◆ **What needs to be done**
Copy out the listing that follows exactly, dropping every picture.

◆ **Available data**
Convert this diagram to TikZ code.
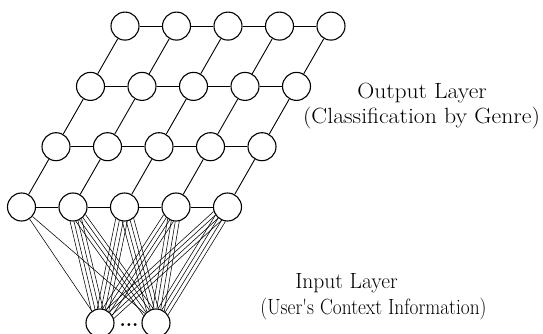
\documentclass[tikz,border=0pt]{standalone}
\usepackage{graphicx}
\begin{document}
\begin{tikzpicture}[x=1pt,y=-1pt,
  unit/.style={circle,draw,line width=1.1pt,minimum size=28pt,inner sep=0pt},
  link/.style={line width=0.9pt},
  wire/.style={line width=0.55pt},
  lbl/.style={font=\fontsize{22}{25}\selectfont,inner sep=0pt}]
\useasboundingbox (0,0) rectangle (543,334);
% grid of output units
\foreach \j in {0,...,3}{
  \foreach \i in {0,...,4}{
    \node[unit] (g\i\j) at ({21.5+51.5*\i+34.5*\j},{207-60.3*\j}) {};
  }
}
\foreach \j in {0,...,3}{
  \foreach \i/\k in {0/1,1/2,2/3,3/4}{
    \draw[link] (g\i\j) -- (g\k\j);
  }
}
\foreach \i in {0,...,4}{
  \foreach \j/\l in {0/1,1/2,2/3}{
    \draw[link] (g\i\j) -- (g\i\l);
  }
}
% input units
\node[unit] (in1) at (100,323) {};
\node[unit] (in2) at (156,323) {};
\node[font=\fontsize{20}{22}\selectfont\bfseries,inner sep=0pt,anchor=base] (dots) at (129,326) {...};
% connections input -> first layer
\draw[wire] (g00) -- (in1);
\draw[wire] (g00) -- (in2);
\foreach \k/\a/\b in {1/282/305, 2/257/285, 3/236/259, 4/222/238}{
  \foreach \d in {-24,-8,8,24}{
    \pgfmathtruncatemacro\sa{\a+\d}
    \pgfmathtruncatemacro\ea{\a+180-\d}
    \pgfmathtruncatemacro\sb{\b+\d}
    \pgfmathtruncatemacro\eb{\b+180-\d}
    \draw[wire] (g\k0.\sa) -- (in1.\ea);
    \draw[wire] (g\k0.\sb) -- (in2.\eb);
  }
}
% labels
\node[lbl] (out1) at (422,93) {\scalebox{1.07}[1]{Output Layer}};
\node[lbl] (out2) at (421.5,118.5) {\scalebox{1.08}[1]{(Classification by Genre)}};
\node[lbl] (inp1) at (346.5,283) {\scalebox{0.98}[1]{Input Layer}};
\node[lbl] (inp2) at (373.5,309) {\scalebox{0.88}[1]{(User\textquotesingle s Context Information)}};
\end{tikzpicture}
\end{document}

◆ **Complete response**
Convert this diagram to TikZ code.
\documentclass[tikz,border=0pt]{standalone}
\usepackage{graphicx}
\begin{document}
\begin{tikzpicture}[x=1pt,y=-1pt,
  unit/.style={circle,draw,line width=1.1pt,minimum size=28pt,inner sep=0pt},
  link/.style={line width=0.9pt},
  wire/.style={line width=0.55pt},
  lbl/.style={font=\fontsize{22}{25}\selectfont,inner sep=0pt}]
\useasboundingbox (0,0) rectangle (543,334);
% grid of output units
\foreach \j in {0,...,3}{
  \foreach \i in {0,...,4}{
    \node[unit] (g\i\j) at ({21.5+51.5*\i+34.5*\j},{207-60.3*\j}) {};
  }
}
\foreach \j in {0,...,3}{
  \foreach \i/\k in {0/1,1/2,2/3,3/4}{
    \draw[link] (g\i\j) -- (g\k\j);
  }
}
\foreach \i in {0,...,4}{
  \foreach \j/\l in {0/1,1/2,2/3}{
    \draw[link] (g\i\j) -- (g\i\l);
  }
}
% input units
\node[unit] (in1) at (100,323) {};
\node[unit] (in2) at (156,323) {};
\node[font=\fontsize{20}{22}\selectfont\bfseries,inner sep=0pt,anchor=base] (dots) at (129,326) {...};
% connections input -> first layer
\draw[wire] (g00) -- (in1);
\draw[wire] (g00) -- (in2);
\foreach \k/\a/\b in {1/282/305, 2/257/285, 3/236/259, 4/222/238}{
  \foreach \d in {-24,-8,8,24}{
    \pgfmathtruncatemacro\sa{\a+\d}
    \pgfmathtruncatemacro\ea{\a+180-\d}
    \pgfmathtruncatemacro\sb{\b+\d}
    \pgfmathtruncatemacro\eb{\b+180-\d}
    \draw[wire] (g\k0.\sa) -- (in1.\ea);
    \draw[wire] (g\k0.\sb) -- (in2.\eb);
  }
}
% labels
\node[lbl] (out1) at (422,93) {\scalebox{1.07}[1]{Output Layer}};
\node[lbl] (out2) at (421.5,118.5) {\scalebox{1.08}[1]{(Classification by Genre)}};
\node[lbl] (inp1) at (346.5,283) {\scalebox{0.98}[1]{Input Layer}};
\node[lbl] (inp2) at (373.5,309) {\scalebox{0.88}[1]{(User\textquotesingle s Context Information)}};
\end{tikzpicture}
\end{document}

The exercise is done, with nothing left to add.